Basmati with shrimp cream

"the best you can get from this



Basmati is a variety of long, slender-grained aromatic rice which is traditionally from the Indian subcontinent.
Basmati was introduced to the Middle East and Central Asia by Arab and Muslim Indian traders. It remains not only an important part of various cuisines of the Indian subcontinent, but now is also used extensively in Central Asian, Persian, Arab, and other Middle Eastern cuisines as well. This type of rice is grown and exported by those from the Indian subcontinent (From Wikipedia, the free encyclopedia).

Today we present

Basmati à la crème de crevettes!


4 people:
400 gr Basmati Rice
salted Butter/oil
2 Cloves of Garlic
2 Onions
Shrimp (size and quantity at your convenience)
50 cl Fresh Cream (thick)
25cl of Cognac


Fry two cloves of garlic and the finely chopped onion in salted butter over a very low heat.
When your garlic and onion are golden brown, add the prawns. Do not turn them over until they are crispy on one side. Turn them over, add salt and after 1 minute add the cognac.
Add your crème fraiche, evaporate your cognac and when the sauce solidifies, turn off.

In the meantime boil a large quantity of water with a little coarse salt.
Pour in the basmati rice and cook for 11 minutes.
Drain your rice, rinse it with hot water.

Prepare small moulds by inducing them with a little olive oil using a brush.
Pack your rice into each mould and place your composition in the centre of the plate.

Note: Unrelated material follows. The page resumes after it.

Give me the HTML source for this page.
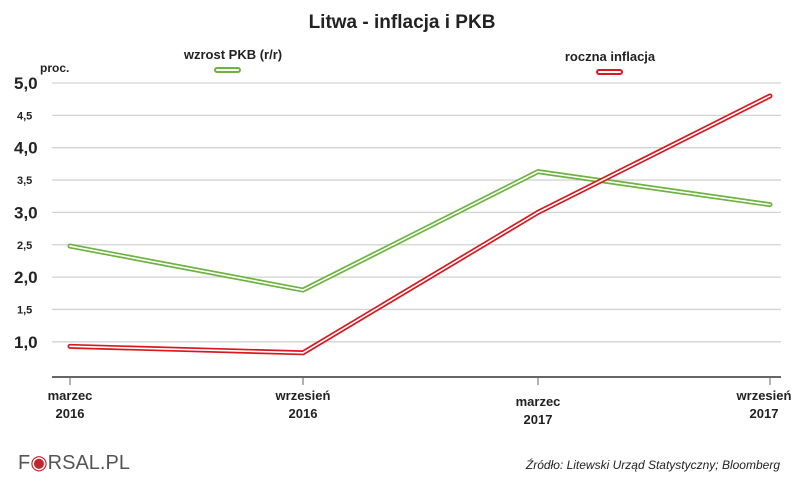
<!DOCTYPE html>
<html><head><meta charset="utf-8"><style>
body{margin:0;background:#fff;font-family:"Liberation Sans",sans-serif}
svg text{font-family:"Liberation Sans",sans-serif}
</style></head><body>
<svg width="805" height="481" viewBox="0 0 805 481">
<text x="402" y="28" text-anchor="middle" font-size="19" font-weight="bold" fill="#222">Litwa - inflacja i PKB</text>
<g id="grid"></g>
<g id="series"></g>
<text x="40" y="72" font-size="12" font-weight="bold" fill="#222">proc.</text>
<g>
<text x="233" y="59" text-anchor="middle" font-size="13" font-weight="bold" fill="#222">wzrost PKB (r/r)</text>
<rect x="215" y="68" width="25" height="4" rx="2" fill="#fff" stroke="#6db33f" stroke-width="2"/>
</g>
<g>
<text x="610" y="61" text-anchor="middle" font-size="13" font-weight="bold" fill="#222">roczna inflacja</text>
<rect x="597" y="70" width="25" height="4" rx="2" fill="#fff" stroke="#d7191f" stroke-width="2"/>
</g>
<line x1="52" y1="377" x2="781" y2="377" stroke="#666" stroke-width="2"/>
<g id="xaxis"></g>
<text x="18" y="469" font-family="Liberation Serif" font-size="20" fill="#555">F<tspan fill="#c0272d">◉</tspan>RSAL.PL</text>
<text x="780" y="469" text-anchor="end" font-size="12" font-style="italic" fill="#222">Źródło:  Litewski Urząd Statystyczny; Bloomberg</text>
</svg>
<script>
const categories=["marzec 2016","wrzesień 2016","marzec 2017","wrzesień 2017"];
const pkb=[2.48,1.8,3.63,3.12];
const inflation=[0.93,0.83,3.0,4.8];
const yTicks=[1.0,1.5,2.0,2.5,3.0,3.5,4.0,4.5,5.0];
const yLabels=["1,0","1,5","2,0","2,5","3,0","3,5","4,0","4,5","5,0"];
const NS="http://www.w3.org/2000/svg";
function y(v){return 83+(5-v)*64.7;}
const xs=[70,303,538,770];
function x(i){return xs[i];}
function mk(t,a,p){const e=document.createElementNS(NS,t);for(const k in a)e.setAttribute(k,a[k]);p.appendChild(e);return e;}
const grid=document.getElementById('grid');
yTicks.forEach((v,i)=>{
 const l=mk('line',{x1:52,x2:781,y1:y(v),y2:y(v),stroke:'#d3d3d3','stroke-width':1.3},grid);
 
 
 const major=Number.isInteger(v);
 const t=mk('text',{x:major?14:17,y:y(v)+(major?6:4),'font-size':major?17:11,'font-weight':'bold',fill:'#222'},grid);
 t.textContent=yLabels[i];
 
 
});
const xa=document.getElementById('xaxis');
categories.forEach((c,i)=>{
 const tk=mk('line',{x1:x(i),x2:x(i),y1:377,y2:385,stroke:'#666','stroke-width':1},xa);
 
 
 const p=c.split(' ');const off=(i==2)?6:0;
 const lx=(i==3)?x(i)-6:x(i);
 const t=mk('text',{x:lx,y:400+off,'text-anchor':'middle','font-size':13,'font-weight':'bold',fill:'#222'},xa);
 
 
 mk('tspan',{x:lx,dy:0},t).textContent=p[0];
 mk('tspan',{x:lx,dy:18},t).textContent=p[1];
});
const sg=document.getElementById('series');
function draw(vals,col,name){
 const d=vals.map((v,i)=>(i?'L':'M')+x(i)+' '+y(v)).join(' ');
 const o=mk('path',{d:d,fill:'none',stroke:col,'stroke-width':5,'stroke-linejoin':'round','stroke-linecap':'round'},sg);
 
 
 const inn=mk('path',{d:d,fill:'none',stroke:'#fff','stroke-width':1.6,'stroke-linejoin':'round','stroke-linecap':'round'},sg);
 
 
}
draw(pkb,'#6db33f','pkb');
draw(inflation,'#d7191f','inflation');
</script>
</body></html>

It’s up to you to play with the decoration and with the sauce!

Secret of the Chef

Lovers of steamed rice are welcome.
In order to solidify your cream as much as possible and make it take on that little sweet taste, it is best to take the shrimp out and put them back into the pan when you judge that your sauce is ready.

Flambé lovers can treat themselves to a second round of cognac at the end of the preparation!